Una soluzione simile viene proposta da Alzetta: “Ci vorrebbe un governo pubblico sia per le case popolari sia sul mercato degli affitti, anche attraverso una politica pubblica degli enti previdenziali, perché, se togliamo questo calmiere al mercato, si scivola in una condizione da legge del più forte, con decine di migliaia di famiglie costrette a vivere il problema dell’emergenza abitativa”. Ma innanzi tutto va rispettato un principio: la casa è un diritto. Eppure dell’Edilizia Residenziale Pubblica godono anche persone con redditi elevati, in altre parole, evasori fiscali. “Il recupero di queste abitazioni dovrebbe essere la normalità. Quando un affittuario muore, l’Amministrazione dovrebbe rientrare in possesso delle cosiddette case di risulta ed assegnarle ad altre persone con dieci punti in graduatoria” prosegue Alzetta.
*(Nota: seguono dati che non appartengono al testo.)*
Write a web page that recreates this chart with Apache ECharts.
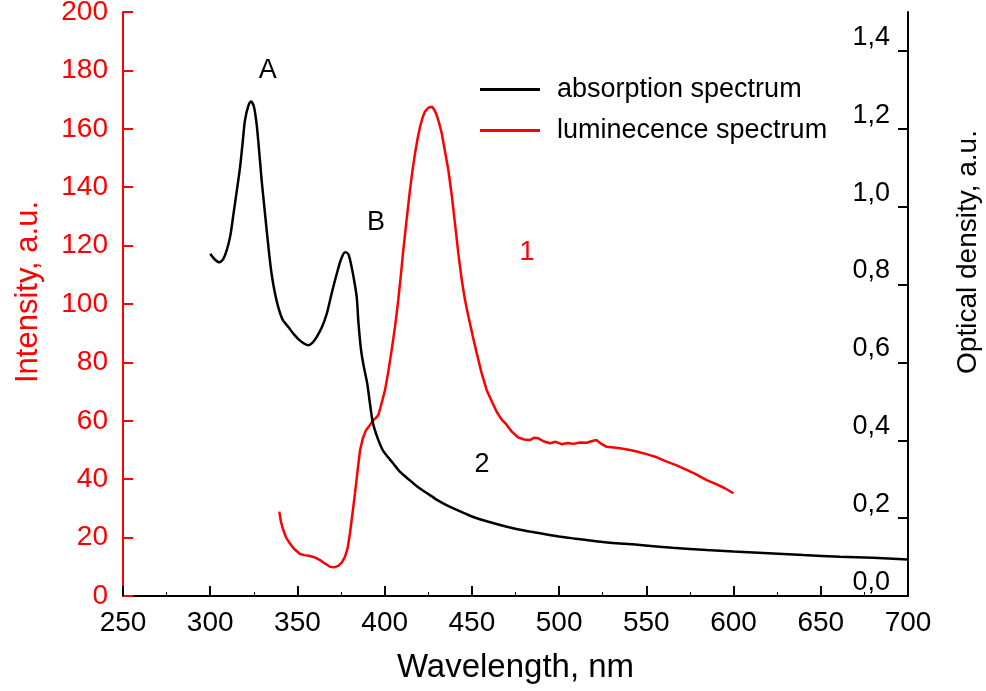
<!DOCTYPE html>
<html>
<head>
<meta charset="utf-8">
<title>Absorption and luminescence spectra</title>
<script src="https://cdn.jsdelivr.net/npm/echarts@6.0.0/dist/echarts.min.js"></script>
<style>
  html, body { margin: 0; padding: 0; background: #fff; }
  #chart { width: 986px; height: 691px; }
</style>
</head>
<body>
<div id="chart"></div>
<script>
// --- Data ---
var absorptionNm = [300, 302.5, 305.2, 307.5, 309.4, 311.5, 313.2, 315.2, 317.1, 318.6, 319.9, 321.8, 323.4, 325, 326.6, 328, 329.5, 331, 332.4, 333.8, 335.2, 337, 339, 341.5, 344.8, 348, 351.5, 354, 356.2, 358.5, 361, 364, 366.8, 369.5, 372.5, 375, 377.3, 379.2, 381.1, 382.6, 384, 385, 386.5, 388, 390, 391.7, 393.3, 396, 399, 404.8, 409, 414.5, 419, 424.3, 430, 435.7, 443, 450.8, 460, 470, 480, 489, 500, 508, 525, 546.4, 565, 584.6, 600, 622.8, 640, 661, 680, 700];
var absorptionOD = [0.879, 0.865, 0.857, 0.866, 0.887, 0.925, 0.977, 1.04, 1.101, 1.165, 1.221, 1.258, 1.270, 1.258, 1.212, 1.145, 1.067, 1.0, 0.938, 0.878, 0.827, 0.78, 0.742, 0.71, 0.691, 0.672, 0.656, 0.648, 0.644, 0.650, 0.665, 0.69, 0.725, 0.775, 0.827, 0.865, 0.883, 0.878, 0.844, 0.808, 0.767, 0.70, 0.63, 0.59, 0.546, 0.49, 0.444, 0.405, 0.374, 0.341, 0.318, 0.297, 0.28, 0.264, 0.247, 0.233, 0.218, 0.203, 0.19, 0.178, 0.168, 0.161, 0.153, 0.148, 0.139, 0.131, 0.124, 0.118, 0.114, 0.109, 0.105, 0.101, 0.098, 0.094];

var luminescenceNm = [339.6, 340.5, 341.9, 343.5, 345.7, 348, 351.5, 354, 357.2, 360, 362.9, 365.5, 368.7, 371, 373.4, 375.5, 377.3, 378.8, 380.1, 381.5, 383, 384.5, 385.9, 387.5, 389.3, 391.5, 393.5, 395, 396.4, 398, 400.2, 402, 404, 406, 407.8, 409.3, 410.7, 412.5, 414.5, 416, 417.4, 419, 420.3, 421.7, 423.1, 425, 427, 428.5, 429.8, 431.2, 432.7, 434.5, 436.5, 438.5, 440.3, 442.2, 444.2, 446, 448, 450.5, 452.8, 455.5, 458.5, 461.5, 464.2, 467, 470, 473, 476.6, 480, 483.3, 485.5, 488.1, 491, 494.8, 498, 501.5, 505, 508.1, 512, 515.8, 518.5, 521.2, 524, 527.3, 534, 540.6, 545, 550.2, 556, 561.7, 567, 573.1, 578, 584.6, 590, 595, 599.9];
var luminescenceI = [28.9, 25.5, 22.6, 20, 18.0, 16.2, 14.4, 14.0, 13.7, 13.2, 12.3, 11.2, 10.0, 9.8, 10.3, 11.5, 13.5, 16.5, 21.5, 28, 35.2, 43, 50.0, 54, 56.8, 58.5, 60.3, 61, 62.0, 65.5, 70.5, 76.5, 84.2, 92.5, 101.4, 110, 118.5, 128.5, 139.0, 146, 151.6, 157, 160.7, 163.8, 165.9, 167.2, 167.6, 166.5, 164.7, 162, 158.5, 152.5, 145.9, 137, 127.6, 117.5, 108.2, 101.5, 95.7, 89, 83.1, 76.5, 70.5, 66.5, 63.1, 60.5, 58.6, 56.2, 54.3, 53.6, 53.4, 54.2, 54.0, 53.0, 52.3, 52.8, 52.0, 52.4, 52.1, 52.6, 52.5, 53.0, 53.4, 52.2, 51.1, 50.7, 50.0, 49.4, 48.6, 47.5, 46.0, 44.8, 43.2, 41.8, 39.7, 38.3, 36.9, 35.2];

// right axis ticks (no tick at the 1.5 top)
var odTicks = [0, 0.2, 0.4, 0.6, 0.8, 1.0, 1.2, 1.4];

// labels inside the plot: [nm, intensity, text, colour]
var annotations = [
  [333, 180, 'A', '#000'],
  [395, 128, 'B', '#000'],
  [481.6, 117.5, '1', '#ff0000'],
  [455.8, 45, '2', '#000']
];

(function () {
  'use strict';

  var FONT = '"Liberation Sans", Arial, sans-serif';
  var RED = '#ff0000';

  function zip(xs, ys) {
    return xs.map(function (x, i) { return [x, ys[i]]; });
  }

  var chart = echarts.init(document.getElementById('chart'), null, { renderer: 'canvas' });

  var option = {
    animation: false,
    textStyle: { fontFamily: FONT },
    grid: { left: 123, right: 78, top: 12, bottom: 95, outerBoundsMode: 'none', containLabel: false },
    legend: {
      data: ['absorption spectrum', 'luminecence spectrum'],
      orient: 'vertical',
      left: 475,
      top: 71,
      icon: 'rect',
      itemWidth: 60,
      itemHeight: 3,
      itemGap: 14,
      textStyle: { fontSize: 27, color: '#000', fontFamily: FONT, padding: [0, 0, 0, 12] }
    },
    xAxis: {
      type: 'value',
      min: 250,
      max: 700,
      interval: 50,
      name: 'Wavelength, nm',
      nameLocation: 'middle',
      nameGap: 55,
      nameTextStyle: { fontSize: 33, color: '#000', fontFamily: FONT },
      axisLine: { lineStyle: { color: '#000', width: 2 } },
      axisTick: { inside: true, length: 10, lineStyle: { color: '#000', width: 2 } },
      minorTick: { show: true, splitNumber: 2, length: 4, lineStyle: { color: '#000', width: 1 } },
      axisLabel: { fontSize: 28, color: '#000', margin: 13, fontFamily: FONT },
      splitLine: { show: false }
    },
    yAxis: [
      {
        type: 'value',
        position: 'left',
        min: 0,
        max: 200,
        interval: 20,
        name: 'Intensity, a.u.',
        nameLocation: 'middle',
        nameGap: 79,
        nameTextStyle: { fontSize: 31, color: RED, fontFamily: FONT, padding: [0, 0, 0, 24] },
        axisLine: { show: true, lineStyle: { color: RED, width: 2 } },
        axisTick: { inside: true, length: 10, lineStyle: { color: RED, width: 2 } },
        axisLabel: { fontSize: 28, color: RED, margin: 15, fontFamily: FONT },
        splitLine: { show: false }
      },
      {
        type: 'value',
        position: 'right',
        min: 0,
        max: 1.5,
        name: 'Optical density, a.u.',
        nameLocation: 'middle',
        nameGap: 46,
        nameTextStyle: { fontSize: 28, color: '#000', fontFamily: FONT, padding: [0, 0, 0, 104] },
        axisLine: { show: true, lineStyle: { color: '#000', width: 2 } },
        axisTick: { inside: true, length: 10, customValues: odTicks, lineStyle: { color: '#000', width: 2 } },
        axisLabel: {
          inside: true,
          margin: 18,
          fontSize: 27,
          color: '#000',
          fontFamily: FONT,
          verticalAlign: 'bottom',
          customValues: odTicks,
          formatter: function (v) { return v.toFixed(1).replace('.', ','); }
        },
        splitLine: { show: false }
      }
    ],
    series: [
      {
        name: 'absorption spectrum',
        type: 'line',
        yAxisIndex: 1,
        data: zip(absorptionNm, absorptionOD),
        smooth: 0.3,
        showSymbol: false,
        symbol: 'none',
        lineStyle: { color: '#000', width: 2.5 },
        itemStyle: { color: '#000' },
        z: 3
      },
      {
        name: 'luminecence spectrum',
        type: 'line',
        yAxisIndex: 0,
        data: zip(luminescenceNm, luminescenceI),
        showSymbol: false,
        symbol: 'none',
        lineStyle: { color: RED, width: 2.5 },
        itemStyle: { color: RED },
        z: 2
      },
      {
        name: 'labels',
        type: 'scatter',
        yAxisIndex: 0,
        symbolSize: 0,
        silent: true,
        itemStyle: { opacity: 1 },
        data: annotations.map(function (a) {
          return {
            value: [a[0], a[1]],
            label: {
              show: true, position: 'inside', formatter: a[2], color: a[3],
              fontSize: 27, fontFamily: FONT, textBorderWidth: 0
            }
          };
        })
      }
    ]
  };

  chart.setOption(option);
})();
</script>
</body>
</html>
Ma troppo spesso ciò non accade.
Eppure, di rimozione dei vincoli contrattuali, parlano anche esponenti della maggioranza in Campidoglio, come il Presidente della Commissione Sicurezza, Fabrizio Santori, che in un recente comunicato stampa, ha dichiarato “necessario svolgere un’approfondita analisi dei singoli contratti di locazione dei residences di assistenza alloggiativi temporanea, per conoscere se sussistano i presupposti per interpellare l’avvocatura comunale al fine di rimuovere i vincoli contrattuali. Solo così sarà possibili avviare una nuova fase di gestione dell’emergenza abitativa”.
La difficile situazione è sotto gli occhi di tutti, ma lavorare ad una soluzione condivisa di lungo termine, per ora, non sembra la strada scelta. La vendita del patrimonio immobiliare delle varie Fondazioni, ad esempio, non raccoglie ampi consensi. “Le cartolarizzazioni delle case degli enti ex previdenziali, che producano effetti di vendita o affitto, rischiano di trasformare la questione da emergenziale in drammatica – avvisa Catarci – perché c’è il rischio che chi, non potendo acquistare né far fronte ad un affitto più caro, rischierà di ingrossare le fila di quelle 40/50mila richieste di alloggi che, allo stato attuale, sono state calcolate”. E poiché “Siamo in una situazione in cui, dal 2001 ad oggi sono state soltanto 2300 le famiglie sfrattate, con 10 punti in graduatoria (il massimo ndr) ad aver ottenuto una casa – incalza Alzetta – il cittadino, non vedendo sciolto il suo problema dall’Amministrazione, si auto organizza per risolverlo e riesce a garantirsi un diritto, anche in maniera precaria, compiendo un’illegalità”.
L’occupazione. Tanto deprecata dalla maggioranza capitolina, salvo poi sanarla con diverse deliberazioni di Giunta. “Io occupo case da anni – ammette Tarzan, eletto come rappresentante di Roma in Action al Campidoglio – e non l’ho mai fatto se non nei confronti di appartamenti di grandi proprietari privati, ovvero di speculatori. Roma è stata vittima della speculazione della rendita fondiaria ed in qualche modo, le nostre occupazioni, sono una forma di risarcimento della città, una sorta di cappio sociale che la grande proprietà privata deve pagare”.
Cartolarizzazioni, housing sociale, sfratti e occupazioni. Tante possibili soluzioni ad un unico, annoso problema. esploso in quello che, per molti, è il cuore della Roma popolare: la Garbatella.